Tips for Designing Products for Manufacturing

Tips for Designing Products for Manufacturing

Design for manufacturing (DFM), sometimes called design for manufacturing and assembly (DFMA) or design for manufacturability, refers to the cluster of considerations that go into creating an easily manufactured product than can be produced cost-effectively. These tips for designing products for manufacturing can help you minimize delay and avoids “do-overs” when you discover a design flaw or manufacturing problem after production has begun.

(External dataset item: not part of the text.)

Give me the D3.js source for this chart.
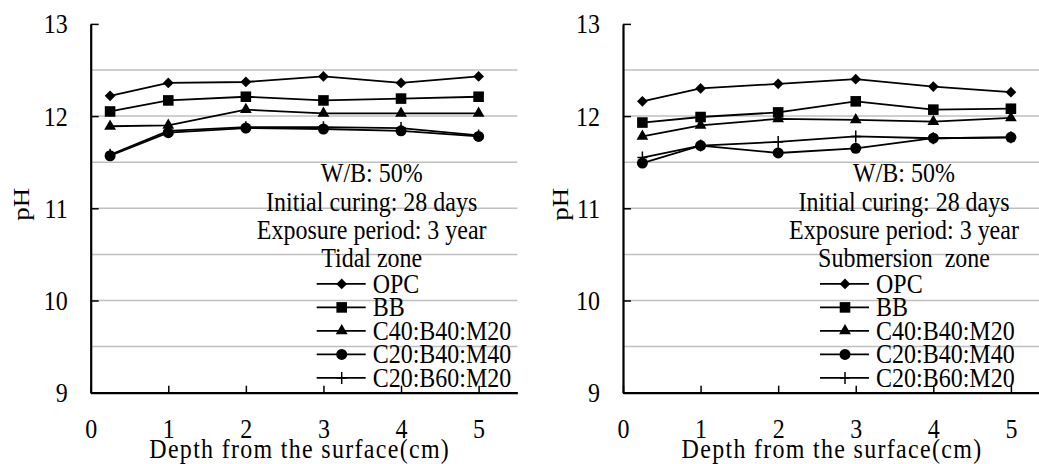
<!DOCTYPE html>
<html>
<head>
<meta charset="utf-8">
<script src="https://cdn.jsdelivr.net/npm/d3@7"></script>
<style>
  body { margin: 0; background: #fff; }
  svg { display: block; font-family: 'Liberation Serif', 'Times New Roman', serif; }
</style>
</head>
<body>
<div id="chart"></div>
<script>
  // depth (cm) at which pH was measured
  const depths = [0.25, 1, 2, 3, 4, 5];
  const seriesNames = ['OPC', 'BB', 'C40:B40:M20', 'C20:B40:M40', 'C20:B60:M20'];
  const markerTypes = ['diamond', 'square', 'triangle', 'circle', 'plus'];

  // tidal zone
  const tidalOPC = [12.22, 12.36, 12.37, 12.43, 12.36, 12.43];
  const tidalBB = [12.05, 12.17, 12.21, 12.17, 12.19, 12.21];
  const tidalC40B40M20 = [11.89, 11.90, 12.07, 12.03, 12.03, 12.03];
  const tidalC20B40M40 = [11.57, 11.82, 11.87, 11.86, 11.84, 11.78];
  const tidalC20B60M20 = [11.58, 11.84, 11.88, 11.88, 11.87, 11.79];

  // submersion zone
  const subOPC = [12.16, 12.30, 12.35, 12.40, 12.32, 12.26];
  const subBB = [11.93, 11.99, 12.04, 12.16, 12.07, 12.08];
  const subC40B40M20 = [11.78, 11.90, 11.97, 11.96, 11.94, 11.98];
  const subC20B40M40 = [11.49, 11.68, 11.60, 11.65, 11.76, 11.77];
  const subC20B60M20 = [11.55, 11.68, 11.72, 11.78, 11.76, 11.77];

  const xTicks = [0, 1, 2, 3, 4, 5];
  const yTicks = [9, 10, 11, 12, 13];
  const yGrid = [9.5, 10, 10.5, 11, 11.5, 12, 12.5];

  const tidalNotes = ['W/B: 50%', 'Initial curing: 28 days', 'Exposure period: 3 year', 'Tidal zone'];
  const subNotes = ['W/B: 50%', 'Initial curing: 28 days', 'Exposure period: 3 year', 'Submersion  zone'];

  const W = 1039, H = 464;
  const FONT = 24;
  const STRETCH = 1.12; // text in the source is a little taller than wide
  const plotW = 426.7, plotH = 368.8;

  const panels = [
    {left: 90.7, top: 23.9, notes: tidalNotes, legendX: 226, ylabelX: -70,
      series: [tidalOPC, tidalBB, tidalC40B40M20, tidalC20B40M40, tidalC20B60M20]},
    {left: 623, top: 23.9, notes: subNotes, legendX: 197, ylabelX: -63,
      series: [subOPC, subBB, subC40B40M20, subC20B40M40, subC20B60M20]}
  ];

  const svg = d3.select('#chart').append('svg')
    .attr('width', W)
    .attr('height', H);

  const x = d3.scaleLinear().domain([0, 5.5]).range([0, plotW]);
  const y = d3.scaleLinear().domain([9, 13]).range([plotH, 0]);

  function addText(parent, tx, ty, str, anchor) {
    return parent.append('text')
      .attr('transform', `translate(${tx},${ty}) scale(1,${STRETCH})`)
      .attr('text-anchor', anchor || 'start')
      .attr('font-size', FONT)
      .style('white-space', 'pre')
      .text(str);
  }

  function drawMarker(g, type) {
    if (type === 'plus') {
      g.append('path')
        .attr('d', 'M-5,0H5M0,-6V6')
        .attr('stroke', '#000')
        .attr('stroke-width', 1.5)
        .attr('fill', 'none');
      return;
    }
    const sym = {
      diamond: d3.symbol(d3.symbolSquare, 58),
      square: d3.symbol(d3.symbolSquare, 112),
      triangle: d3.symbol(d3.symbolTriangle, 60),
      circle: d3.symbol(d3.symbolCircle, 95)
    }[type];
    g.append('path')
      .attr('d', sym())
      .attr('transform', type === 'diamond' ? 'rotate(45)' : null)
      .attr('fill', '#000');
  }

  panels.forEach((p) => {
    const g = svg.append('g').attr('transform', `translate(${p.left},${p.top})`);

    // grid
    g.append('g')
      .selectAll('line')
      .data(yGrid)
      .join('line')
      .attr('x1', 0)
      .attr('x2', plotW)
      .attr('y1', (d) => y(d))
      .attr('y2', (d) => y(d))
      .attr('stroke', '#bfbfbf')
      .attr('stroke-width', 1.5);

    // x axis, ticks pointing inside
    const xAxis = g.append('g')
      .attr('transform', `translate(0,${plotH})`)
      .call(d3.axisBottom(x).tickValues(xTicks).tickFormat(d3.format('d'))
        .tickSizeInner(-7).tickSizeOuter(0).tickPadding(0));
    xAxis.attr('font-family', null).attr('font-size', FONT);
    xAxis.select('.domain').attr('stroke-width', 2.2);
    xAxis.selectAll('.tick line').attr('stroke-width', 1.5);
    xAxis.selectAll('.tick text')
      .attr('y', null)
      .attr('dy', null)
      .attr('transform', `translate(0,45) scale(1,${STRETCH})`);

    // y axis
    const yAxis = g.append('g')
      .call(d3.axisLeft(y).tickValues(yTicks).tickFormat(d3.format('d'))
        .tickSizeInner(-8).tickSizeOuter(0).tickPadding(23));
    yAxis.attr('font-family', null).attr('font-size', FONT);
    yAxis.select('.domain').attr('stroke-width', 2.2);
    yAxis.selectAll('.tick line').attr('stroke-width', 1.5);
    yAxis.selectAll('.tick text')
      .attr('dy', null)
      .attr('y', null)
      .attr('transform', `translate(0,9) scale(1,${STRETCH})`);

    // axis titles
    addText(g, 209, 458 - p.top, 'Depth from the surface(cm)', 'middle')
      .attr('letter-spacing', 1.3);

    g.append('text')
      .attr('transform', `translate(${p.ylabelX},${plotH / 2 - 4}) rotate(-90) scale(${STRETCH},1)`)
      .attr('text-anchor', 'middle')
      .attr('dy', '0.35em')
      .attr('font-size', FONT)
      .text('pH');

    // series
    const line = d3.line()
      .x((d, i) => x(depths[i]))
      .y((d) => y(d));

    p.series.forEach((vals, si) => {
      g.append('path')
        .attr('d', line(vals))
        .attr('fill', 'none')
        .attr('stroke', '#000')
        .attr('stroke-width', 1.8);
      vals.forEach((v, i) => {
        const m = g.append('g').attr('transform', `translate(${x(depths[i])},${y(v)})`);
        drawMarker(m, markerTypes[si]);
      });
    });

    // notes
    p.notes.forEach((d, i) => {
      addText(g, 281, 149.5 + i * 28.1 + 9, d, 'middle');
    });

    // legend
    const legend = g.append('g').attr('transform', `translate(${p.legendX},0)`);
    seriesNames.forEach((name, si) => {
      const ly = 260 + si * 23.5;
      const row = legend.append('g').attr('transform', `translate(0,${ly})`);
      row.append('line')
        .attr('x1', 0)
        .attr('x2', 49)
        .attr('stroke', '#000')
        .attr('stroke-width', 1.8);
      drawMarker(row.append('g').attr('transform', 'translate(25,0)'), markerTypes[si]);
      addText(row, 56, 9, name);
    });
  });
</script>
</body>
</html>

DFM is organized by five basic aspects that affect the end result: process, design, materials, environment, and compliance (or testing). Each aspect requires an interdisciplinary team to dig deep into a product’s intended use, existing products that would compete with it, how people currently use similar products, and what innovations or improvements could improve a product’s usefulness or desirability.

Process

Modern manufacturing offers a variety of processes for production, from 3D printing to injection molding and metal fabrication using a 2D laser cutter. A critical aspect of designing products for manufacturing is to identify a production process that meets the needs of production without high costs while preserving quality. Considerations include the volume of products to be manufactured, the availability of manufacturing capability, and the complexity of the part or product to be produced.

Design

Before a product gets anywhere near manufacturing, a team of diverse engineers, designers, manufacturing partners, and marketing/consumer experts should toss their assumptions out the window and tear the proposed design apart. What is the item supposed to do? Will it do it well? Is there a better way to do what the design is supposed to do? What do end users really want? Does the chosen manufacturing process really fit the item?

Materials

Many design questions can be resolved by considering the materials that will be used to produce a product. A plastic toy differs enormously from a precision metal auto part. But that auto part doesn’t have to be made of solid gold. Materials must meet the product’s intended use: does it need to float? Stretch? Bend? Must it conduct electricity or be resistant to conducting it? Must it work in concert with other parts without wearing out (like gears, drive shafts, or bearings)?

Environment

The conditions under which a manufactured item will be expected to perform affect DFM decisions. It’s one thing for a circuit board to function in an environmentally controlled clean room and quite another for an underwater sonar device to endure saltwater conditions. Heat, cold, humidity, exposure to magnetic fields, and the possibility of electric shock are all considerations in the DFM process.

Testing

A product may perform perfectly in computerized simulations, but if it hasn’t been tested under real-world conditions, there’s no certainty about how it will perform. Compliance with industry standards is also a critical concern. A product must meet specifications and parameters required by international standards as well as client specifications prior to mass manufacturing.

Perhaps the best tip for designing products for manufacturing is collaboration: success comes when a diverse, interdisciplinary team works together to consider all the possibilities before committing to a particular design or process. What a client asks for may not be what they actually need. Identifying the true need and coming up with a cost-effective way to meet it is the secret sauce of a successful DFM process.